MALIS is treated as training with the rand Index as a cost function. Thus, it can be enabled by setting the cost_func variable in the trainer to 'rand'. Other cost function options include the Mean-Square Error ('MSE') and the binary crossentropy function ('class', since it is generally used for binary classification).

For more information about the rand Index and MALIS training, see this paper.

Predictions can be made on the test data referenced in [Testing Data] in the network config file with the following command

python predict -n testnet

for networks from the networks/ folder.

Alternatively, any network defined by properly formated config file can be used to make predictions on the [Testing Data].

python predict -c /path/to/mynetwork.cfg

The name of the file containing the prediction, as well as the folder it is stored in, are defined in the [Predicting] section of the config file. The prediction is automatically stored as a hdf5 file.

If a groundtruth affinity graph and corresponding segmentation is available (and provided in the config), the predicted affinity graph can be tested against the groundtruth by calling the test script.

python test -n testnet

The results of the test are stored in errors_new.mat and a plot of those results in errors_new.png.

The results of training and testing a network can be viewed for single network or for multiple networks simultaneously by calling ShowResults from the Ipython console.

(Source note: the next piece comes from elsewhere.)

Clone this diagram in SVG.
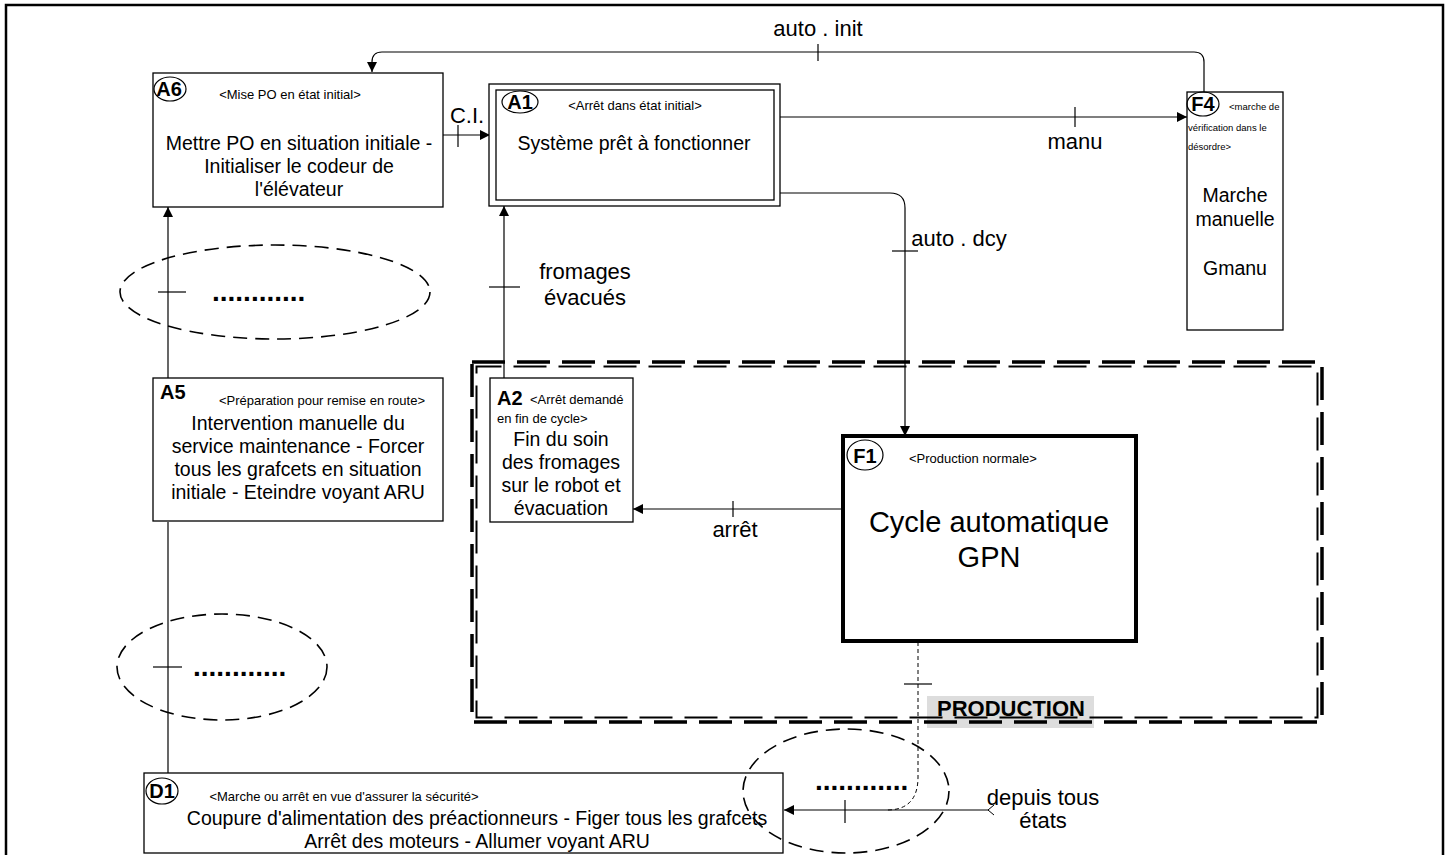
<svg xmlns="http://www.w3.org/2000/svg" width="1450" height="855" viewBox="0 0 1450 855">
<defs>
<marker id="ah" viewBox="0 0 10 10" refX="10" refY="5" markerWidth="10" markerHeight="10" markerUnits="userSpaceOnUse" orient="auto">
<path d="M0,0 L10,5 L0,10 z" fill="#000"/>
</marker>
</defs>
<style>
text{font-family:"Liberation Sans",Arial,sans-serif;fill:#000}
.box{fill:#fff;stroke:#000;stroke-width:1.3}
.main{font-size:19.5px;text-anchor:middle}
.sub{font-size:13px}
.tag{font-size:20px;font-weight:bold}
.lbl{font-size:22px;text-anchor:middle}
.ln{fill:none;stroke:#000;stroke-width:1.2}
.tk{stroke:#000;stroke-width:1.2}
.oval{fill:none;stroke:#000;stroke-width:1.2}
.dash{fill:none;stroke:#000;stroke-width:1.6;stroke-dasharray:14 8}
.dots{font-size:28px;font-weight:bold}
</style>
<rect x="0" y="0" width="1450" height="855" fill="#fff"/>
<path d="M6,870 V5 H1443 V870" fill="none" stroke="#000" stroke-width="2.5"/>

<g id="production-frame">
<rect x="927" y="696" width="167" height="32" fill="#ddd"/>
<rect x="472" y="362" width="850" height="360" fill="none" stroke="#000" stroke-width="3.5" stroke-dasharray="33 12"/>
<rect x="476.5" y="366.5" width="841" height="351" fill="none" stroke="#000" stroke-width="2" stroke-dasharray="33 12" stroke-dashoffset="8"/>
<text x="1011" y="716" font-size="22" font-weight="bold" text-anchor="middle">PRODUCTION</text>
</g>

<g id="connectors">
<!-- auto . init -->
<path d="M1204,92 V62 Q1204,52 1194,52 H382 Q372,52 372,62 V72" class="ln" marker-end="url(#ah)"/>
<line x1="818" y1="44" x2="818" y2="61" class="tk"/>
<text x="818" y="36" class="lbl" font-size="21">auto . init</text>
<!-- C.I. -->
<line x1="443" y1="135" x2="490" y2="135" class="ln" marker-end="url(#ah)"/>
<line x1="458" y1="125" x2="458" y2="147" class="tk"/>
<text x="467" y="123" class="lbl" font-size="21">C.I.</text>
<!-- manu -->
<line x1="780" y1="117" x2="1187" y2="117" class="ln" marker-end="url(#ah)"/>
<line x1="1075" y1="107" x2="1075" y2="127" class="tk"/>
<text x="1075" y="149" class="lbl">manu</text>
<!-- auto . dcy -->
<path d="M780,193 H890 Q905,193 905,208 V436" class="ln" marker-end="url(#ah)"/>
<line x1="892" y1="251" x2="918" y2="251" class="tk"/>
<text x="959" y="246" class="lbl" font-size="18.5">auto . dcy</text>
<!-- fromages évacués -->
<line x1="504" y1="380" x2="504" y2="206" class="ln" marker-end="url(#ah)"/>
<line x1="489" y1="287" x2="520" y2="287" class="tk"/>
<text x="585" y="279" class="lbl">fromages</text>
<text x="585" y="305" class="lbl">évacués</text>
<!-- A5 to A6 -->
<line x1="168" y1="378" x2="168" y2="207" class="ln" marker-end="url(#ah)"/>
<line x1="158" y1="292" x2="186" y2="292" class="tk"/>
<!-- arrêt -->
<line x1="843" y1="509" x2="633" y2="509" class="ln" marker-end="url(#ah)"/>
<line x1="733" y1="501" x2="733" y2="517" class="tk"/>
<text x="735" y="537" class="lbl">arrêt</text>
<!-- D1 to A5 -->
<line x1="168" y1="773" x2="168" y2="522" class="ln"/>
<line x1="153" y1="667" x2="182" y2="667" class="tk"/>
<!-- F1 to D1 dashed -->
<path d="M918,642 V777 Q918,810 887,810" fill="none" stroke="#000" stroke-width="1" stroke-dasharray="4 3"/>
<line x1="904" y1="684" x2="932" y2="684" class="tk"/>
<!-- depuis tous états -->
<line x1="989" y1="810" x2="784" y2="810" class="ln" marker-end="url(#ah)"/>
<path d="M994,805 L988,810 L994,815" fill="none" stroke="#000" stroke-width="1"/>
<line x1="845" y1="800" x2="845" y2="823" class="tk"/>
<text x="1043" y="805" class="lbl" font-size="17">depuis tous</text>
<text x="1043" y="828" class="lbl" font-size="17">états</text>
</g>

<g id="A6">
<rect x="153" y="73" width="290" height="134" class="box"/>
<ellipse cx="170" cy="89" rx="16" ry="12" class="oval"/>
<text x="169" y="96" class="tag" text-anchor="middle">A6</text>
<text x="290" y="99" class="sub" text-anchor="middle">&lt;Mise PO en état initial&gt;</text>
<text x="299" y="150" class="main">Mettre PO en situation initiale -</text>
<text x="299" y="173" class="main">Initialiser le codeur de</text>
<text x="299" y="196" class="main">l'élévateur</text>
</g>

<g id="A1">
<rect x="489" y="84" width="291" height="122" class="box"/>
<rect x="496" y="90" width="278" height="110" class="box"/>
<ellipse cx="520" cy="102" rx="18" ry="11" class="oval"/>
<text x="520" y="109" class="tag" text-anchor="middle">A1</text>
<text x="635" y="110" class="sub" text-anchor="middle">&lt;Arrêt dans état initial&gt;</text>
<text x="634" y="150" class="main">Système prêt à fonctionner</text>
</g>

<g id="F4">
<rect x="1187" y="92" width="96" height="238" class="box"/>
<ellipse cx="1203" cy="104" rx="16" ry="12" class="oval"/>
<text x="1203" y="111" class="tag" text-anchor="middle">F4</text>
<text x="1229" y="110" font-size="9.5">&lt;marche de</text>
<text x="1188" y="131" font-size="9.5">vérification dans le</text>
<text x="1188" y="150" font-size="9.5">désordre&gt;</text>
<text x="1235" y="202" class="main">Marche</text>
<text x="1235" y="226" class="main">manuelle</text>
<text x="1235" y="275" class="main">Gmanu</text>
</g>

<g id="A2">
<rect x="490" y="378" width="143" height="144" class="box"/>
<text x="497" y="405" class="tag">A2</text>
<text x="530" y="404" class="sub">&lt;Arrêt demandé</text>
<text x="497" y="423" class="sub">en fin de cycle&gt;</text>
<text x="561" y="446" class="main">Fin du soin</text>
<text x="561" y="469" class="main">des fromages</text>
<text x="561" y="492" class="main">sur le robot et</text>
<text x="561" y="515" class="main">évacuation</text>
</g>

<g id="F1">
<rect x="843" y="436" width="293" height="205" fill="#fff" stroke="#000" stroke-width="4"/>
<ellipse cx="865" cy="455" rx="18" ry="15" class="oval"/>
<text x="865" y="463" class="tag" text-anchor="middle">F1</text>
<text x="973" y="463" class="sub" text-anchor="middle">&lt;Production normale&gt;</text>
<text x="989" y="532" font-size="29" text-anchor="middle">Cycle automatique</text>
<text x="989" y="567" font-size="29" text-anchor="middle">GPN</text>
</g>

<g id="A5">
<rect x="153" y="378" width="290" height="143" class="box"/>
<text x="160" y="399" class="tag">A5</text>
<text x="322" y="405" class="sub" text-anchor="middle">&lt;Préparation pour remise en route&gt;</text>
<text x="298" y="430" class="main">Intervention manuelle du</text>
<text x="298" y="453" class="main">service maintenance - Forcer</text>
<text x="298" y="476" class="main">tous les grafcets en situation</text>
<text x="298" y="499" class="main">initiale - Eteindre voyant ARU</text>
</g>

<g id="D1">
<rect x="144" y="773" width="639" height="80" class="box"/>
<ellipse cx="162" cy="791" rx="16" ry="13" class="oval"/>
<text x="162" y="798" class="tag" text-anchor="middle">D1</text>
<text x="344" y="801" class="sub" text-anchor="middle">&lt;Marche ou arrêt en vue d'assurer la sécurité&gt;</text>
<text x="477" y="825" class="main">Coupure d'alimentation des préactionneurs - Figer tous les grafcets</text>
<text x="477" y="848" class="main">Arrêt des moteurs - Allumer voyant ARU</text>
</g>

<g id="ellipses">
<ellipse cx="275" cy="292" rx="155" ry="47" class="dash"/>
<text x="212" y="301" class="dots">............</text>
<ellipse cx="222" cy="667" rx="105" ry="53" class="dash"/>
<text x="193" y="676" class="dots">............</text>
<ellipse cx="846" cy="791" rx="103" ry="62" class="dash"/>
<text x="815" y="790" class="dots">............</text>
</g>
</svg>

from showresults import ShowResults
res = ShowResults(network='conv-8.25.5')
res.learning('MSE', 10)
res.performance()
res.display('conv-8.25.5')

• ShowResults.learning() displays the learning curve associated with the specified cost function (if it exists). It can also average over in intervals the designated number of values across to produce a smoother plot.
• ShowResults.performance() displays the performance metrics measured by the test script.
• ShowResults.display() shows the predicted affinity graph along side the raw image and target affinities.